There was the blog talking earlier today about negative campaigning, FDR and you have nothing to fear but fear itself when Kevin Rudd does something very clever – making a positive ad which is a very subtle form of negative advertising.
Earlier today the blog discussed that the real art of negative campaigning was to define your opponent before they had a chance to define themselves. Tony Abbott has been an extraordinarily successful Opposition Leader – perhaps the most successful since Gough Whitlam – but largely by being as he promised, an attack dog, and using the tactic to define the Labor Government through three and four word slogans.
Now Rudd is using the attack dog positioning to define Abbott at a time when the public is sick and tired of politics and negativity. His new 30 second ad emphasising the positive policy stuff may not work but it is striking because it is actually less about promoting positive policy and more about the sub-text – attacking Abbott’s ‘old style’ negative politics. Ironically, it also proves that what comes around comes around. In 2007 Rudd was helped by the longevity of the Howard Government and an emphasis on policy compared to negativism, just as Whitlam was helped by the same Liberal longevity, his emphasis on policy plus some support from Rupert Murdoch Abbott has had the same Murdoch help (if a bit more hysterical) without the benefit of the policy emphasis and the longevity argument. Now Rudd is trying to work around the circle to a different position on the curve closer to what happened in 2007.
Rudd is also successfully re-running The Revenge of the Nerds franchise – without the promise that nerds think more about s.x with others than jocks who first ask whether it was good for them. The nerds won the college election because there were more of them than there were blue-eyed, blond-haired jocks with expensive orthodontic work. Rudd is calculating on the same arithmetic.
The next test is next Thursday at the National Press Club. Will Abbott turn up? Will there be any empty chair like those organised by International PEN at Writers’ Festival to remind us of persecuted writers around the world? The blog has no idea what Abbott will do. So far he, and his staff, have been astonishingly successful in controlling the message by means such as trying to force journalists to agree to conditions such as providing questions in advance and accepting veto power on copy; junking the budgie smugglers; and, avoiding long-style electronic interviews other than with the shock jocks.
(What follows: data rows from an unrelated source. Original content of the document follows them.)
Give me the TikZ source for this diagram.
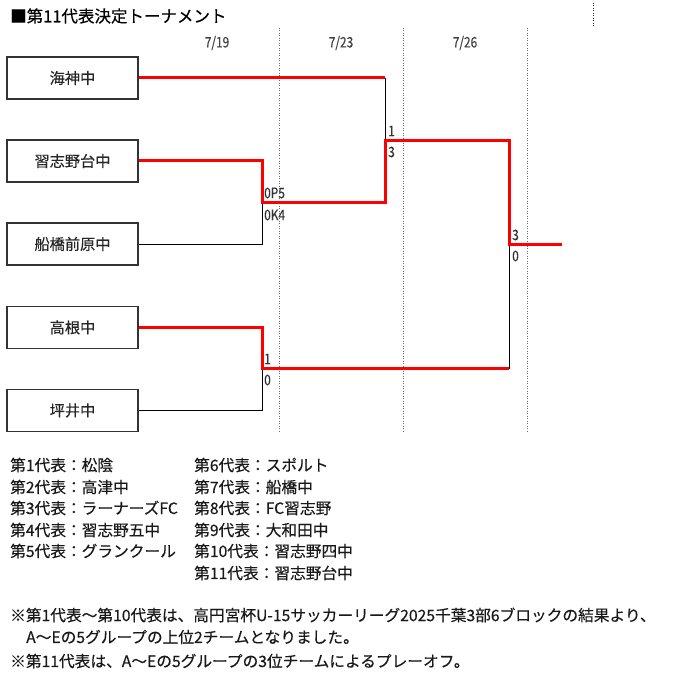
\documentclass[tikz,border=0pt]{standalone}
\usepackage{fontspec}
\setmainfont[FakeBold=0.3]{Noto Sans CJK JP}
\newfontfamily\condfont[FakeStretch=0.82,FakeBold=0.3]{Noto Sans CJK JP}
\begin{document}
\begin{tikzpicture}[x=1pt,y=-1pt,
  team/.style={draw=black!80,line width=1.2pt,minimum width=131pt,minimum height=42pt,inner sep=0pt,
    font=\fontsize{15.2}{15}\selectfont,text=black!85},
  win/.style={draw=red,line width=3pt,line join=miter},
  lose/.style={draw=black,line width=1pt},
  grid/.style={draw=black!60,line width=1pt,dash pattern=on 1pt off 1.5pt},
  score/.style={anchor=west,inner sep=0pt,font=\condfont\fontsize{14.5}{14}\selectfont,text=black!80},
  datelbl/.style={inner sep=0pt,font=\condfont\fontsize{14.5}{14}\selectfont,text=black!75},
  lgd/.style={anchor=west,inner sep=0pt,font=\fontsize{15.7}{15}\selectfont,text=black!90},
  ttl/.style={anchor=west,inner sep=0pt,font=\fontsize{16.5}{16}\selectfont,text=black}]
\useasboundingbox[fill=white] (0,0) rectangle (675,674);

% title
\node[ttl] (title) at (10,16) {■第11代表決定トーナメント};

% round separators
\coordinate (g1t) at (279,28);  \coordinate (g1b) at (279,432);
\coordinate (g2t) at (403,28);  \coordinate (g2b) at (403,432);
\coordinate (g3t) at (527,28);  \coordinate (g3b) at (527,432);
\coordinate (g4t) at (593,3);   \coordinate (g4b) at (593,27);
\draw[grid] (g1t) -- (g1b);
\draw[grid] (g2t) -- (g2b);
\draw[grid] (g3t) -- (g3b);
\draw[grid,draw=black!85] (g4t) -- (g4b);

% dates
\node[datelbl] (d1) at (217,43) {7/19};
\node[datelbl] (d2) at (341,43) {7/23};
\node[datelbl] (d3) at (465,43) {7/26};

% teams
\node[team] (b1) at (72.5,78) {海神中};
\node[team] (b2) at (72.5,161) {習志野台中};
\node[team] (b3) at (72.5,244) {船橋前原中};
\node[team] (b4) at (72.5,327.5) {高根中};
\node[team] (b5) at (72.5,410.5) {坪井中};

% junctions
\coordinate (j1) at (262,202);
\coordinate (j2) at (262,368.5);
\coordinate (j3) at (385,140.5);
\coordinate (j4) at (509,244);
\coordinate (fin) at (562,244);
\coordinate (c1) at (b1.east -| j3);
\coordinate (c2) at (j2 -| j4);

% losing lines
\draw[lose] (b3.east) -| (j1);
\draw[lose] (b5.east) -| (j2);
\draw[lose] (c1) -- (j3);
\draw[lose] (c2) -- (j4);

% winning lines
\draw[win] (b1.east) -- (c1);
\draw[win] (b2.east) -| (j1) -| (j3) -| (j4) -- (fin);
\draw[win] (b4.east) -| (j2) -- (c2);

% scores
\node[score] (s1a) at (264,193) {0P5};
\node[score] (s1b) at (264,215) {0K4};
\node[score] (s2a) at (264,359) {1};
\node[score] (s2b) at (264,380) {0};
\node[score] (s3a) at (388,131) {1};
\node[score] (s3b) at (388,152) {3};
\node[score] (s4a) at (512,235) {3};
\node[score] (s4b) at (512,256) {0};

% legend
\node[lgd] (l1) at (10,465) {第1代表：松陰};
\node[lgd] (l2) at (10,487) {第2代表：高津中};
\node[lgd] (l3) at (10,508) {第3代表：ラーナーズFC};
\node[lgd] (l4) at (10,530) {第4代表：習志野五中};
\node[lgd] (l5) at (10,551) {第5代表：グランクール};
\node[lgd] (l6) at (194,465) {第6代表：スポルト};
\node[lgd] (l7) at (194,487) {第7代表：船橋中};
\node[lgd] (l8) at (194,508) {第8代表：FC習志野};
\node[lgd] (l9) at (194,530) {第9代表：大和田中};
\node[lgd] (l10) at (194,551) {第10代表：習志野四中};
\node[lgd] (l11) at (194,573) {第11代表：習志野台中};

% notes
\node[lgd] (n1) at (10,615) {※第1代表～第10代表は、高円宮杯U-15サッカーリーグ2025千葉3部6ブロックの結果より、};
\node[lgd] (n2) at (26,637) {A～Eの5グループの上位2チームとなりました。};
\node[lgd] (n3) at (10,661) {※第11代表は、A～Eの5グループの3位チームによるプレーオフ。};
\end{tikzpicture}
\end{document}
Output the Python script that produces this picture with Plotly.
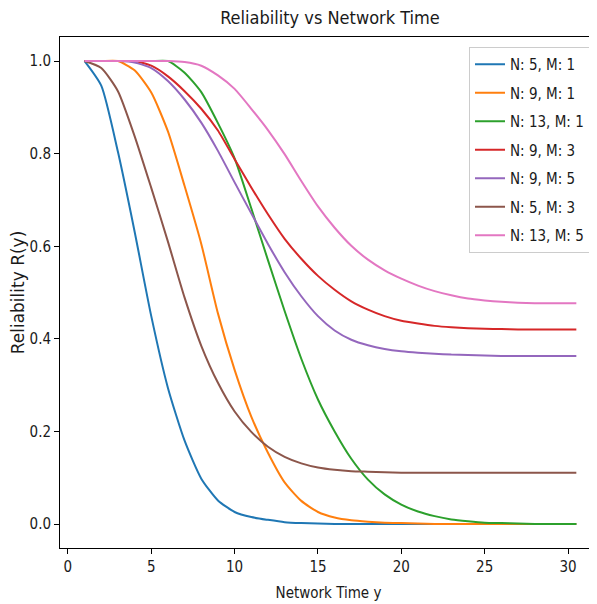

But one possibility is suggested by a Liberal friend who has been trying to persuade the blog for a while that Abbott is actually a wimp – although they did mean it in policy terms. The argument was that he would always avoid tough policy decisions and that an Abbott Government would need a strong Cabinet to avoid polices like the parental leave levy and his refusal to countenance taking anything away from anyone except Tim Flannery and climate change policy. But does it have wider implications? Will he wimp the debate, will he continue to try to frame the debate challenge as an irrelevancy and will that be successful? Despite what most of the commentariat will say this week – who knows?
It is difficult to believe Rudd will succeed in all this. Abbott, the Murdoch media and the shock jocks may have done too good a job defining the ALP Government. But it is fascinating to watch him trying. And he has two great advantages: the public has a short attention span and an infatuation with the new; and there may not be enough time before the election for people to remember why they didn’t like him.